Um companheiro seu, o Norte-Americano Bill Drayton, há 25 anos atrás criou uma fundação chamada Ashoka. Convencido de que são empreendedores socioambientais os responsáveis pelas transformações do mundo, a Ashoka oferece bolsas aos líderes que cuidadosamente identifica, para que possam se dedicar integralmente à realização de seus sonhos, sempre beneficiando a coletividade. A Ashoka está em 52 países e só no Brasil apóia 238 ’fellows’, ou líderes, que desempenham papéis de grande relevância nas áreas de educação, discriminação racial, gênero, saúde e meio ambiente.
Recentemente, Bill Drayton esteve no Brasil e proferiu palestra onde mostrou que o setor que mais cresce no mundo é o de organizações cidadãs, como chama o mundo das ONGs. Bill evita termos como não-governamentais, ou sem-fins lucrativos, pois considera importante dar a essas organizações a conotação positiva que essencialmente representam e merecem. Os dados que coletou indicam que, quando comparados ao setor empresarial ou até mesmo às igrejas, é o terceiro setor que hoje lidera o crescimento, tanto em número de pessoas quanto em quantidade de recursos financeiros que movimenta.
A grande força que se percebe na atualidade, e é aí que está a boa notícia, é a integração do mundo empresarial com o das organizações socioambientais. A objetividade e a eficiência em traçar metas alcançáveis de um e a motivação de se trabalhar por paixão por causas que beneficiam a vida como um todo do outro se tornam imbatíveis quando se integram. Juntos, estes setores estão suprindo muito das necessidades básicas da humanidade e da natureza.
Mesmo em níveis internacionais, os governos vêm decepcionando o públic o, uma vez que na maior parte das regiões do planeta não têm sido capazes de responder às necessidades cada vez mais prementes. Já o mundo empresarial, responsável por grande parte do crescimento econômico e financeiro, hoje também tem atuado com contribuições socioambientais. São cada vez mais freqüentes os casos de empresas assumindo responsabilidades com seus funcionários, com as comunidades onde estão inseridas ou mesmo com determinadas causas que beneficiam muitos. Finalmente, o terceiro setor é o que mais se empenha por mudanças socioambientais, indispensáveis a um mundo mais harmônico. Enfrenta, no entanto, desafios ligados à busca de recursos que garantam a continuidade de seus projetos.
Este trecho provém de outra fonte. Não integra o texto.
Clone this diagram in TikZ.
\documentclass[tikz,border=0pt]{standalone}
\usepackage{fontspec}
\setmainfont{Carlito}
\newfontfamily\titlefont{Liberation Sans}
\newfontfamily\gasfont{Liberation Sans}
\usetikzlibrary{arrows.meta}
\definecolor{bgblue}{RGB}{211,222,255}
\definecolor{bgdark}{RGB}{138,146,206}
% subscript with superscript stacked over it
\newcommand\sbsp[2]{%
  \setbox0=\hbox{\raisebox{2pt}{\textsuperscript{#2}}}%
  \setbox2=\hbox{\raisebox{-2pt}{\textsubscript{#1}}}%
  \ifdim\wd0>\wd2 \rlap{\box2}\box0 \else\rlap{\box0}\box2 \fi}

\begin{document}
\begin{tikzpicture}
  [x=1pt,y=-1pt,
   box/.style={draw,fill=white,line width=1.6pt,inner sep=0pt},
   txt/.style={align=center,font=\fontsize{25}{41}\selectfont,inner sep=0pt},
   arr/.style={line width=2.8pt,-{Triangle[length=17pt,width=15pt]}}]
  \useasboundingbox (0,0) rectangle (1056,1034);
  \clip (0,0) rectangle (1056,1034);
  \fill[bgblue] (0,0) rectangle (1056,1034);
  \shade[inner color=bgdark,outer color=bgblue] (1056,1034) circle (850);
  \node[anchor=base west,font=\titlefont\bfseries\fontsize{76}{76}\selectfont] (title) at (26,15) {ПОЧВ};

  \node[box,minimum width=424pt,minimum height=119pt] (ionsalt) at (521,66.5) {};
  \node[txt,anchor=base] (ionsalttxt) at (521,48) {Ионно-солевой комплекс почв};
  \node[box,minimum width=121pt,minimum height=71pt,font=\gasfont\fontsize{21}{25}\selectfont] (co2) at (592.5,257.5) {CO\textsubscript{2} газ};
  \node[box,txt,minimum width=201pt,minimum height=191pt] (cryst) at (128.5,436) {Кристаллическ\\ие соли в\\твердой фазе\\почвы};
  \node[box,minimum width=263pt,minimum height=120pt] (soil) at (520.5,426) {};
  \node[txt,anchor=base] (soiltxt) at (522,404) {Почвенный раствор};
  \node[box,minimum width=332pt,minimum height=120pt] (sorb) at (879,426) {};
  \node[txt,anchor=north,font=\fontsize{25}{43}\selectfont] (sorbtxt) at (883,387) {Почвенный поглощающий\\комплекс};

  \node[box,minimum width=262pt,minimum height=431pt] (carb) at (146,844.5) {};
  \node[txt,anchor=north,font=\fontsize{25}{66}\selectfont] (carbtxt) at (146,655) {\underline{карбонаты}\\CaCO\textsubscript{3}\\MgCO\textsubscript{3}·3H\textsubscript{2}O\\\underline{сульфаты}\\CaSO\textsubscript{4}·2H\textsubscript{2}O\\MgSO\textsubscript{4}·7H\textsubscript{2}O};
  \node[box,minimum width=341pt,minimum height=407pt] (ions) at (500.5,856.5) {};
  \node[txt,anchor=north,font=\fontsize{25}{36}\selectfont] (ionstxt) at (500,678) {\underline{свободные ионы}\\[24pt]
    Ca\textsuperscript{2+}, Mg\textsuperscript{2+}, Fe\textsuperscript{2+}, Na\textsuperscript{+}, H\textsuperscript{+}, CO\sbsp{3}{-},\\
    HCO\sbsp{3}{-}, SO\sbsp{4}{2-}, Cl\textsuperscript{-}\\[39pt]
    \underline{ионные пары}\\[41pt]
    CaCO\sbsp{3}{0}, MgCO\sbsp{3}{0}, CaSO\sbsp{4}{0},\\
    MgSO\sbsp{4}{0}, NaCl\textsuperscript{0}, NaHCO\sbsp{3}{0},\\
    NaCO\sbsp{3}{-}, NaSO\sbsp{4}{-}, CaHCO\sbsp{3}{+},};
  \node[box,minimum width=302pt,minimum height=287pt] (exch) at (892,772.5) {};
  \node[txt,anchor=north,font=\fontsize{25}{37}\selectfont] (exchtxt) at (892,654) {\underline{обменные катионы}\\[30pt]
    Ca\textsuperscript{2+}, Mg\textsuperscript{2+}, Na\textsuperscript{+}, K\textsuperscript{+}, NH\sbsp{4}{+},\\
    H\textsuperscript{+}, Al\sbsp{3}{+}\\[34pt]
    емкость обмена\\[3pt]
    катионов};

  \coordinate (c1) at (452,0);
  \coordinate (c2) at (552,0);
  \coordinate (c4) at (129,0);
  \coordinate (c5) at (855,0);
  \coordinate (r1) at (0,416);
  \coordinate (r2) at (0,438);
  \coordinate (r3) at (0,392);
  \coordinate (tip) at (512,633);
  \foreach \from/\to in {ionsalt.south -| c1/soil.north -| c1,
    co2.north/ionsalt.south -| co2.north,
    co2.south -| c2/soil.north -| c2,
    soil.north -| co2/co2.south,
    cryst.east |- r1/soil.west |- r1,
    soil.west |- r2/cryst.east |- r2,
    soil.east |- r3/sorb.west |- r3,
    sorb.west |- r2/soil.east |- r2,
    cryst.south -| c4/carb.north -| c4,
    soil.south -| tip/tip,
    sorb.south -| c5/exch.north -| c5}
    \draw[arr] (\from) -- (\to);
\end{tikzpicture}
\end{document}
O ideal seria a integração de todos, mas este é um caminho a ser trilhado paulatinamente. Pelo menos dois setores vêm se juntando com maior assiduidade. Em um movimento promissor, o mundo empresarial e o das ONGs vêm se mesclando e trabalhando por ideais comuns.
No Brasil, até pouco tempo, não se tinha muitas notícias de empresários exercendo responsabilidades socioambientais. As exceções incluíam excêntricos que agiam por motivações próprias. É este cenário que está, afortunadamente, mudando.
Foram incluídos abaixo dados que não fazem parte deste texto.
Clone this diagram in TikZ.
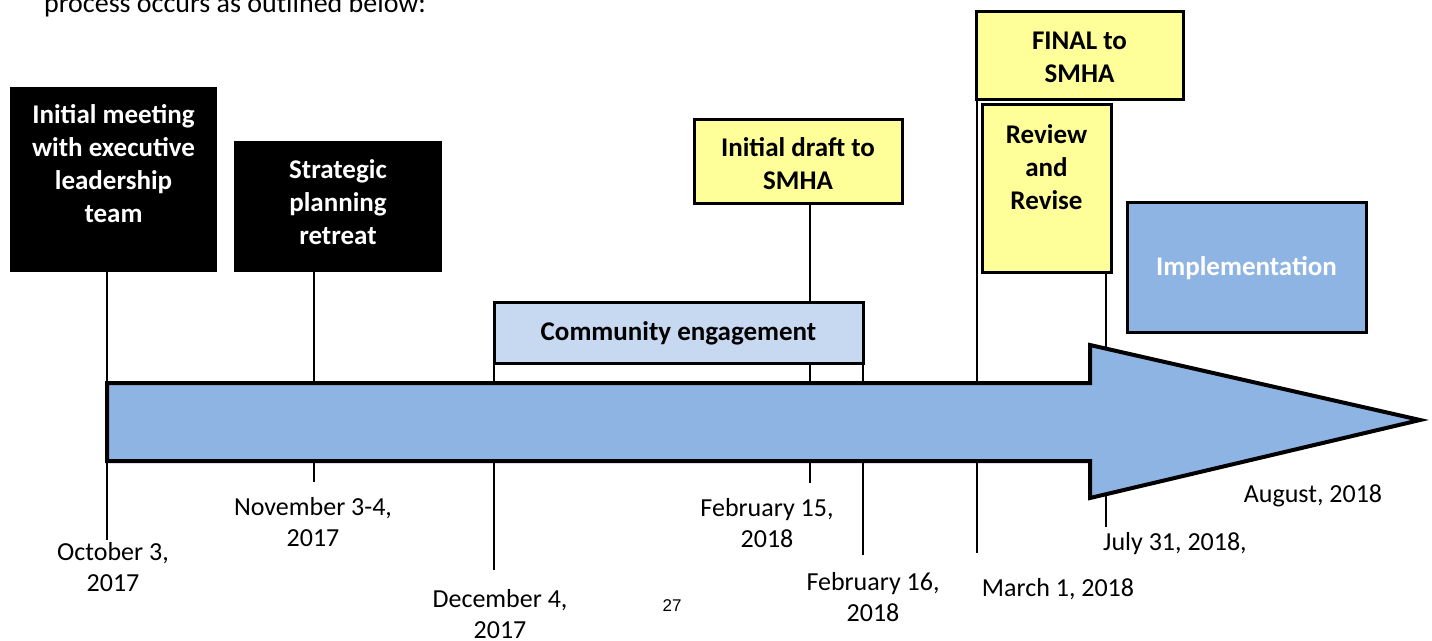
\documentclass[tikz,border=0pt]{standalone}
\usepackage{fontspec}
\setmainfont{Carlito}
\newfontfamily\arialfont{Liberation Sans}
\definecolor{arrowblue}{RGB}{142,180,227}
\definecolor{paleblue}{RGB}{198,217,241}
\definecolor{paleyellow}{RGB}{255,255,153}
\begin{document}
\begin{tikzpicture}[x=1pt,y=-1pt,
  blackbox/.style={fill=black, inner sep=0pt},
  yellowbox/.style={fill=paleyellow, draw=black, line width=3pt, inner sep=0pt},
  boxtext/.style={font=\fontsize{27}{33}\selectfont\bfseries, align=center, inner sep=0pt},
  datetext/.style={font=\fontsize{26}{31}\selectfont, align=center, inner sep=0pt},
  tick/.style={line width=1.5pt}]
\useasboundingbox (0,0) rectangle (1432,640);
\clip (0,0) rectangle (1432,640);

% intro text
\node[font=\fontsize{28}{34}\selectfont, anchor=base west, inner sep=0pt] (intro) at (44,12) {process occurs as outlined below:};

% tick end points
\coordinate (e1) at (107,540);
\coordinate (e2) at (314,482);
\coordinate (e3) at (494,570);
\coordinate (e4) at (810,483);
\coordinate (e5) at (863,555);
\coordinate (e6) at (977,553);
\coordinate (e7) at (1106,527);
\coordinate (s1) at (107,272);
\coordinate (s2) at (314,272);
\coordinate (s3) at (494,363);
\coordinate (s4) at (810,203);
\coordinate (s5) at (863,363);
\coordinate (s6) at (977,99);
\coordinate (s7) at (1106,272);

\draw[tick] (s1) -- (e1);
\draw[tick] (s2) -- (e2);
\draw[tick] (s3) -- (e3);
\draw[tick] (s4) -- (e4);
\draw[tick] (s5) -- (e5);
\draw[tick] (s6) -- (e6);
\draw[tick] (s7) -- (e7);

% boxes
\node[blackbox, minimum width=207pt, minimum height=185pt] (b1) at (113.5,179.5) {};
\node[boxtext, text=white] (t1) at (113.5,164) {Initial meeting\\with executive\\leadership\\team};
\node[blackbox, minimum width=208pt, minimum height=131pt] (b2) at (338,206.5) {};
\node[boxtext, text=white] (t2) at (338,202) {Strategic\\planning\\retreat};
\node[fill=paleblue, draw=black, line width=3pt, minimum width=369pt, minimum height=61pt, inner sep=0pt] (b3) at (678.5,332.5) {};
\node[boxtext] (t3) at (678.5,333) {Community engagement};
\node[yellowbox, minimum width=208pt, minimum height=84pt] (b4) at (798,161) {};
\node[boxtext] (t4) at (798,164) {Initial draft to\\SMHA};
\node[yellowbox, minimum width=207pt, minimum height=88pt] (b5) at (1079.5,55) {};
\node[boxtext] (t5) at (1079.5,57) {FINAL to\\SMHA};
\node[yellowbox, minimum width=129pt, minimum height=168pt] (b6) at (1046.5,188) {};
\node[boxtext] (t6) at (1046.5,167) {Review\\and\\Revise};
\node[fill=arrowblue, draw=black, line width=3pt, minimum width=239pt, minimum height=130pt, inner sep=0pt] (b7) at (1246.5,267) {};
\node[boxtext, text=white] (t7) at (1246.5,268) {Implementation};

% main arrow
\draw[fill=arrowblue, line width=4pt, line join=miter]
  (107,383) -- (1090,383) -- (1090,345) -- (1420,420) -- (1090,498) -- (1090,461) -- (107,461) -- cycle;

% date labels
\node[datetext] (d1) at (113,567) {October 3,\\2017};
\node[datetext] (d2) at (313,522) {November 3-4,\\2017};
\node[datetext] (d3) at (500,614) {December 4,\\2017};
\node[datetext] (d4) at (767,523) {February 15,\\2018};
\node[datetext] (d5) at (873,597) {February 16,\\2018};
\node[datetext] (d6) at (1058,589) {March 1, 2018};
\node[datetext, anchor=west] (d7) at (1103,544) {July 31, 2018,};
\node[datetext] (d8) at (1313,496) {August, 2018};

\node[font=\arialfont\fontsize{17}{20}\selectfont, inner sep=0pt] (pg) at (672,606) {27};
\end{tikzpicture}
\end{document}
Por ser do IPÊ – Instituto de Pesquisas Ecológicas, uma organização de fins ideais, não posso deixar de relatar experiências recentes que vêm contribuindo para um ‘upgrade’ da instituição. O primeiro, foi um encontro com o empresário Juscelino Martins, encontro este até hoje lembrado como memorável porque representou um desafio que resultou em uma parceria que, creio ser fonte de orgulho para todos. O Grupo Martins, sem tentar influenciar os objetivos do IPÊ, embarcou em um sonho de implementar um barco-escola na Amazônia, que funciona continuamente nas margens da Estação Ecológica de Anavilhanas, junto a comunidades ribeirinhas.
O segundo exemplo foi com as Havaianas (Alpargatas). Ao estamparem espécies ameaçadas em sandálias vendidas nacional e internacionalmente, as Havaianas ajuda o IPÊ em sua missão de educar e popularizar as espécies brasileiras, primeiro passo para despertar no grande público interesse, orgulho e vontade de proteger nosso patrimônio natural. As Havaianas dão ao IPÊ um percentual sobre o lucro de vendas e como disse seu diretor, Paulo Lalli (recentemente convidado a se associar a Natura), quando se junta gente séria e comprometida com idéias criativas, os resultados são sempre melhor do que o esperado.
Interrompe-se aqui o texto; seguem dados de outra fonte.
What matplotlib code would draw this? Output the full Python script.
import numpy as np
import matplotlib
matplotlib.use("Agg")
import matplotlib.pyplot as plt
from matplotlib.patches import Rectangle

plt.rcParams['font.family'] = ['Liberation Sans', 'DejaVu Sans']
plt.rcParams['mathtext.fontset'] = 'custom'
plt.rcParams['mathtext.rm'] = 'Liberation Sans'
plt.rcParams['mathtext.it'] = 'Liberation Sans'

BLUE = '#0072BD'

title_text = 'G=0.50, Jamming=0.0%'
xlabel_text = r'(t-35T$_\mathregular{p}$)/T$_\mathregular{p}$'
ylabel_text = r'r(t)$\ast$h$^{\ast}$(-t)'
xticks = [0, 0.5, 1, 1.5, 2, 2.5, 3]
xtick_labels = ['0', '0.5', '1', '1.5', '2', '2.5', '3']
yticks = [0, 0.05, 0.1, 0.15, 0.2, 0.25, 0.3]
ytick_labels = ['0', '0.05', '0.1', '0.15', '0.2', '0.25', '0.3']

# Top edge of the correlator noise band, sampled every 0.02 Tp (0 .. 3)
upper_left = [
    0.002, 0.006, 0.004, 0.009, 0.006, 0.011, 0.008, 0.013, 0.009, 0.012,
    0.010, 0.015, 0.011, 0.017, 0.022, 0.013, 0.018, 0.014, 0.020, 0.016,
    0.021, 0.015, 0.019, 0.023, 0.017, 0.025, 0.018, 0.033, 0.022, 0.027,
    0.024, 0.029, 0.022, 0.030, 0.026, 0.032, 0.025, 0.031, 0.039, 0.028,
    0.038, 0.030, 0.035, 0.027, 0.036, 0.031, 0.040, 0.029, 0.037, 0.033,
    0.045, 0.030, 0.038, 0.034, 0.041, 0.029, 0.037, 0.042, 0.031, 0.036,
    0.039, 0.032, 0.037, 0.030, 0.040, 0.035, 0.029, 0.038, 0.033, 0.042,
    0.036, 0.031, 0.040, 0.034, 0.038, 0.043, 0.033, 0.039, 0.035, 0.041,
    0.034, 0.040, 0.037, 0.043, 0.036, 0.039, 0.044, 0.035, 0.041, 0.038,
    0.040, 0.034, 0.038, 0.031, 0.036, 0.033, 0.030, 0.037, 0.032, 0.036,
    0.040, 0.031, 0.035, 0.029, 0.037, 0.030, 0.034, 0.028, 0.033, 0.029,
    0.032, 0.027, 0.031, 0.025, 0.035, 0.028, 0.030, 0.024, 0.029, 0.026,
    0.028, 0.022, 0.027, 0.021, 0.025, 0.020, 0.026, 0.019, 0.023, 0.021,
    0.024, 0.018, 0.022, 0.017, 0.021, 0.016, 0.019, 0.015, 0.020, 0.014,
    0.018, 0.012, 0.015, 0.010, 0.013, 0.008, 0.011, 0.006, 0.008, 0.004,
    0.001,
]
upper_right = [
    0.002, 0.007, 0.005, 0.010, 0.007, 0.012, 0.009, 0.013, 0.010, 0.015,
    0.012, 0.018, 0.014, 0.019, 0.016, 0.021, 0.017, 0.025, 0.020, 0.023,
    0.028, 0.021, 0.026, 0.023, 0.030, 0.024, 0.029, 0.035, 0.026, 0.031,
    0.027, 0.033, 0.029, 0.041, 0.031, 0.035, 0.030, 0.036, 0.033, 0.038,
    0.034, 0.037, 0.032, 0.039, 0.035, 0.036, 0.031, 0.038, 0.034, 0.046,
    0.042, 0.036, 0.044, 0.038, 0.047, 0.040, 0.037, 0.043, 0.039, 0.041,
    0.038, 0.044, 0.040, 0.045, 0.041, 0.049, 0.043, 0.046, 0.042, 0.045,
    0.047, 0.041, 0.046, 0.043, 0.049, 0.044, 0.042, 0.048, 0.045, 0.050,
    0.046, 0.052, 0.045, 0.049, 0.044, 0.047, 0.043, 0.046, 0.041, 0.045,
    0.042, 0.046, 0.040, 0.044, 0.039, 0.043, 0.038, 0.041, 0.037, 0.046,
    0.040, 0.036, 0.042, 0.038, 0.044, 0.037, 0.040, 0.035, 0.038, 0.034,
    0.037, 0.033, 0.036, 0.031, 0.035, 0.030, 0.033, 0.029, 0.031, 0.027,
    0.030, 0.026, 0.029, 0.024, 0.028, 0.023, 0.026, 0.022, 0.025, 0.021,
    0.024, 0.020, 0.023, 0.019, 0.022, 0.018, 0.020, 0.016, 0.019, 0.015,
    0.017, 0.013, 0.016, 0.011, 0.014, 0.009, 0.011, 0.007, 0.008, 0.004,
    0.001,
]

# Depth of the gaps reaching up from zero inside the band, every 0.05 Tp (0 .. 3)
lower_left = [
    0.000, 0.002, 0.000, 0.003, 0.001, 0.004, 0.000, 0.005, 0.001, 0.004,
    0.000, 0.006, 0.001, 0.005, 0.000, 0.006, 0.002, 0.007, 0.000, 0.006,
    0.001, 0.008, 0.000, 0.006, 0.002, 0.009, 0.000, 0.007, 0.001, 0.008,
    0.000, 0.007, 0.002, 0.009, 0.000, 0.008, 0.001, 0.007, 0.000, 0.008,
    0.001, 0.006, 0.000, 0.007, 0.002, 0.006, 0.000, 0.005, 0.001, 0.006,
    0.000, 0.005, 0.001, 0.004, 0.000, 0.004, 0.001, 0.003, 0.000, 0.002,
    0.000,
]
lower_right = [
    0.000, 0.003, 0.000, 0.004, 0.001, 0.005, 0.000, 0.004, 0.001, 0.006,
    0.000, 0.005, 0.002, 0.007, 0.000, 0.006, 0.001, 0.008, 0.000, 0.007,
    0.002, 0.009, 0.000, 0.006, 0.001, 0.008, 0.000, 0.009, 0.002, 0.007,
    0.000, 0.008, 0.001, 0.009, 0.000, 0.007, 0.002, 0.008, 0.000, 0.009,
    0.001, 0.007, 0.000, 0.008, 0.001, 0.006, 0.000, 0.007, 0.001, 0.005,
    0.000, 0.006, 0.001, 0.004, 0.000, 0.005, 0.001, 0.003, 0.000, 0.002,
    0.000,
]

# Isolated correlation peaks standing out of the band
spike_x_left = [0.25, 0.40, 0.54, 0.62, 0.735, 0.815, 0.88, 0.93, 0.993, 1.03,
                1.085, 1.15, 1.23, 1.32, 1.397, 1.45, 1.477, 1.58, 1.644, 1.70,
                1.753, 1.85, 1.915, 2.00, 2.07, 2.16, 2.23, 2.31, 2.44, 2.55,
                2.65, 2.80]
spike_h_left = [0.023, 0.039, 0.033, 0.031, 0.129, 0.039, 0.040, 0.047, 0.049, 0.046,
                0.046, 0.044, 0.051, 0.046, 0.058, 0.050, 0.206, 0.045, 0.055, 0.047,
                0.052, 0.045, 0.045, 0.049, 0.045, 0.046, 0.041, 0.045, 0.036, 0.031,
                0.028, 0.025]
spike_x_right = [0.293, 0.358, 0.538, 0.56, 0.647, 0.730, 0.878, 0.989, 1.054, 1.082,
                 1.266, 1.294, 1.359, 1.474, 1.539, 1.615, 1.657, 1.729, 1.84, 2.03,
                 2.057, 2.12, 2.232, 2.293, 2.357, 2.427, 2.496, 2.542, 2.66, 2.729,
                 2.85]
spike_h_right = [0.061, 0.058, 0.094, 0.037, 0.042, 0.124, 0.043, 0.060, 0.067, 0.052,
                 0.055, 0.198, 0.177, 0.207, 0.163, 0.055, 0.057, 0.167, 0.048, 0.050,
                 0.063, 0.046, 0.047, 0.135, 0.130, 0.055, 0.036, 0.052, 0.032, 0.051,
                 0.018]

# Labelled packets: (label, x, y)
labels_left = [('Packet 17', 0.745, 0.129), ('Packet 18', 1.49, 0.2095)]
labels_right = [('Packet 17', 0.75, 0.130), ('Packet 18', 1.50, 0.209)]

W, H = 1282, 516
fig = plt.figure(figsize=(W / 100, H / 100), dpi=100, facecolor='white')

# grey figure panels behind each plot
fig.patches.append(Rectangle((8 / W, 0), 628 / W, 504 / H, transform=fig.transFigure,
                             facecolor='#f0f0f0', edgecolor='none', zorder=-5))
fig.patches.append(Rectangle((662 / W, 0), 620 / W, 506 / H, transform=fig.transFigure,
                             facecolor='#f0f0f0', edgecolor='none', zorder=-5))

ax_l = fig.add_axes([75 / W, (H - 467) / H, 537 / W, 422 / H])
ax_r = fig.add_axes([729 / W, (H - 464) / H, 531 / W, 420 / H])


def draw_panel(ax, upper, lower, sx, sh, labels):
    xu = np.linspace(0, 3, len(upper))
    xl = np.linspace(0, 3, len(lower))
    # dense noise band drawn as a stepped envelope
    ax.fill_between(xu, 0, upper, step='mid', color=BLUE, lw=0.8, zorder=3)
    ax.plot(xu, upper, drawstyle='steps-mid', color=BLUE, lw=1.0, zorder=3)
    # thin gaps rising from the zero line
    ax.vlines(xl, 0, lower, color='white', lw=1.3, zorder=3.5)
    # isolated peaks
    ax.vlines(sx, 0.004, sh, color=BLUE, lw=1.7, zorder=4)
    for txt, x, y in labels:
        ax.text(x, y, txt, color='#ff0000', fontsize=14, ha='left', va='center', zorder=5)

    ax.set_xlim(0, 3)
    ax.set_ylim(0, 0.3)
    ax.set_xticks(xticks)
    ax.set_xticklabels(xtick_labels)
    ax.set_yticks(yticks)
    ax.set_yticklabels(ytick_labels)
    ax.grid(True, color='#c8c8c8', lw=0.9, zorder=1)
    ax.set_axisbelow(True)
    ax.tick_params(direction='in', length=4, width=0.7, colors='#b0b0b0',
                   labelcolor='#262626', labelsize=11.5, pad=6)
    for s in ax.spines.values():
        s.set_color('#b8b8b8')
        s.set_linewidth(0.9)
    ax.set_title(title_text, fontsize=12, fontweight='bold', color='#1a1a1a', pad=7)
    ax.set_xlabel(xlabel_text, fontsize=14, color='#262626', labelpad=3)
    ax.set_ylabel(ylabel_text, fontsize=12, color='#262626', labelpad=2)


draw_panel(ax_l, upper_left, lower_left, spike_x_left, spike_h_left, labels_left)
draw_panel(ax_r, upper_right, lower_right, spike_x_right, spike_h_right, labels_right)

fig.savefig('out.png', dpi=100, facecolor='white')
Finalmente, o terceiro exemplo diz respeito a uma parceria com a Natura para a construção de um campus onde será oferecido um programa de pós-graduação em conservação da biodiversidade e desenvolvimento sustentável. Guilherme Leal, juntamente com os demais donos da Natura, estão agora com o IPÊ desenvolvendo um centro que será construído em local de rara beleza em Nazaré Paulista, São Paulo. Lá o aprendizado será por meio de conhecimentos teóricos associados à prática e abordagens eminentemente interdisciplinares.